Scenes began to form and though there was no plot to unite them, they helped me get to know my characters.  Even though I was the one creating all this, I felt more like an observer.  Plot ideas formed and faded. Still, there was no ‘problem’ that could drive the story. This was proving harder than I thought it would be.  But then, in one scene, in a paragraph that I hadn’t seen coming even just a few lines earlier, one character dreamt of a wolf.  Something deep down must have known this way lay the real story, because within days I had begun collecting information about wolves: legends, folklore, even simple zoological information.  While the writer in me continued to play around with the characters, moulding them into something more tangible, the researcher pressed on, gnawing at the wolf idea.  And then, the research, well it hit marrow.
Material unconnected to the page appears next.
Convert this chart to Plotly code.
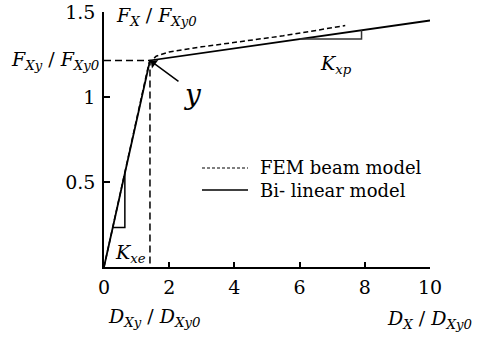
import numpy as np
import plotly.graph_objects as go

# ---- data ----
bilinear_x = [0.0, 1.41, 10.0]
bilinear_y = [0.0, 1.215, 1.45]

fem_x = [0.0, 1.38, 1.6, 2.0, 3.0, 4.0, 5.5, 7.4]
fem_y = [0.0, 1.20, 1.24, 1.265, 1.295, 1.32, 1.36, 1.42]

x_tickvals = [0, 2, 4, 6, 8, 10]
x_ticktext = ["0", "2", "4", "6", "8", "10"]
y_tickvals = [0.5, 1.0, 1.5]
y_ticktext = ["0.5", "1", "1.5"]

kxe_tri_x = [0.27, 0.64]   # stiffness triangle extents (on elastic branch)
kxp_tri_x = [6.0, 7.9]     # stiffness triangle extents (on plastic branch)

# ---- layout geometry ----
W, H = 484, 339
L, R, T, B = 104, 54, 12, 72
PW, PH = W - L - R, H - T - B
FONT = "DejaVu Serif"
TICK = 19


def px(x):
    return (x - L) / PW


def py(y):
    return (H - B - y) / PH


yield_x, yield_y = bilinear_x[1], bilinear_y[1]

fig = go.Figure()

# guide lines at the yield point
fig.add_trace(go.Scatter(x=[0, yield_x, yield_x], y=[yield_y, yield_y, 0],
                         mode="lines", line=dict(color="black", width=1.5, dash="7px,4px"),
                         showlegend=False, hoverinfo="skip"))

fig.add_trace(go.Scatter(x=fem_x, y=fem_y, mode="lines", name="FEM beam model",
                         line=dict(color="black", width=1.5, dash="5px,3px"), showlegend=False))
fig.add_trace(go.Scatter(x=bilinear_x, y=bilinear_y, mode="lines", name="Bi- linear model",
                         line=dict(color="black", width=1.8), showlegend=False))

# stiffness triangles
e_y = np.interp(kxe_tri_x, bilinear_x, bilinear_y)
fig.add_trace(go.Scatter(x=[kxe_tri_x[0], kxe_tri_x[1], kxe_tri_x[1]],
                         y=[e_y[0], e_y[0], e_y[1]], mode="lines",
                         line=dict(color="black", width=1.5), showlegend=False, hoverinfo="skip"))
p_y = np.interp(kxp_tri_x, bilinear_x, bilinear_y)
fig.add_trace(go.Scatter(x=[kxp_tri_x[0], kxp_tri_x[1], kxp_tri_x[1]],
                         y=[p_y[0], p_y[0], p_y[1]], mode="lines",
                         line=dict(color="#333", width=1.5), showlegend=False, hoverinfo="skip"))

ann = []
def txt(text, x, y, size=19, xanchor="center", yanchor="middle"):
    ann.append(dict(text=text, x=px(x), y=py(y), xref="paper", yref="paper",
                    xanchor=xanchor, yanchor=yanchor, showarrow=False,
                    font=dict(family=FONT, size=size, color="black")))

txt("<i>F<sub>X</sub></i> / <i>F<sub>Xy0</sub></i>", 114, 16, xanchor="left")
txt("<i>F<sub>Xy</sub></i> / <i>F<sub>Xy0</sub></i>", 102, 60, xanchor="right")
txt("<i>D<sub>Xy</sub></i> / <i>D<sub>Xy0</sub></i>", 106, 317, xanchor="left")
txt("<i>D<sub>X</sub></i> / <i>D<sub>Xy0</sub></i>", 474, 319, xanchor="right")
txt("<i>K<sub>xe</sub></i>", 113, 253, xanchor="left")
txt("<i>K<sub>xp</sub></i>", 318, 64, xanchor="left")
txt("<i>y</i>", 192, 95, size=28)

# legend (manual)
txt("FEM beam model", 258, 167, size=18, xanchor="left")
txt("Bi- linear model", 258, 190, size=18, xanchor="left")

ann.append(dict(x=yield_x, y=yield_y, xref="x", yref="y", ax=30, ay=22, text="",
                showarrow=True, arrowhead=1, arrowsize=1.2, arrowwidth=1.5,
                arrowcolor="black", standoff=1))

shapes = [
    dict(type="line", xref="paper", yref="paper", x0=px(202), x1=px(248), y0=py(168), y1=py(168),
         line=dict(color="black", width=1.2, dash="3px,2px")),
    dict(type="line", xref="paper", yref="paper", x0=px(202), x1=px(248), y0=py(190), y1=py(190),
         line=dict(color="black", width=1.5)),
]

fig.update_layout(
    width=W, height=H, margin=dict(l=L, r=R, t=T, b=B, autoexpand=False),
    paper_bgcolor="white", plot_bgcolor="white",
    annotations=ann, shapes=shapes,
    font=dict(family=FONT, size=TICK, color="black"),
    xaxis=dict(range=[0, 10], tickvals=x_tickvals, ticktext=x_ticktext,
               ticks="inside", ticklen=5, tickwidth=1.5, tickcolor="black",
               showline=True, linecolor="black", linewidth=1.5, showgrid=False, zeroline=False,
               automargin=False, ticklabelstandoff=2, ticklabeloverflow="allow",
               tickfont=dict(family=FONT, size=TICK)),
    yaxis=dict(range=[0, 1.5], tickvals=y_tickvals, ticktext=y_ticktext,
               ticks="inside", ticklen=6, tickwidth=1.5, tickcolor="black",
               showline=True, linecolor="black", linewidth=1.5, showgrid=False, zeroline=False,
               automargin=False, ticklabelstandoff=3, ticklabeloverflow="allow",
               tickfont=dict(family=FONT, size=TICK)),
)

fig.write_html("out.html")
The older the wolf folklore, the more interesting it became.  Not only was this stuff tapping into interesting psychological concepts of the second self, it also linked strongly with a very common fairytale. You know the one:  girl meets wolf.  But the medieval versions were unlike anything I’d ever heard before, and far more interesting.  Stranger still was the link between the origins of Little Red Riding Hood and some very real historical events in 15th and 16th century France.  Truth is stranger than fiction and truth in fiction is strangely addictive.  I was hooked.  I had found my ‘problem’.  And I’ve been cutting my writerly teeth on it ever since.

So, no, there was no single ‘Let there be book!’ moment. I suspect these are more the exception than the rule.  My story idea decidedly evolved over time, and that’s been half the fun.

As for the other half of the fun? Well, for now, I can tell you this at least:  I’ve learned first hand that you can’t outstare a wolf.  You’ll always be the one to blink first.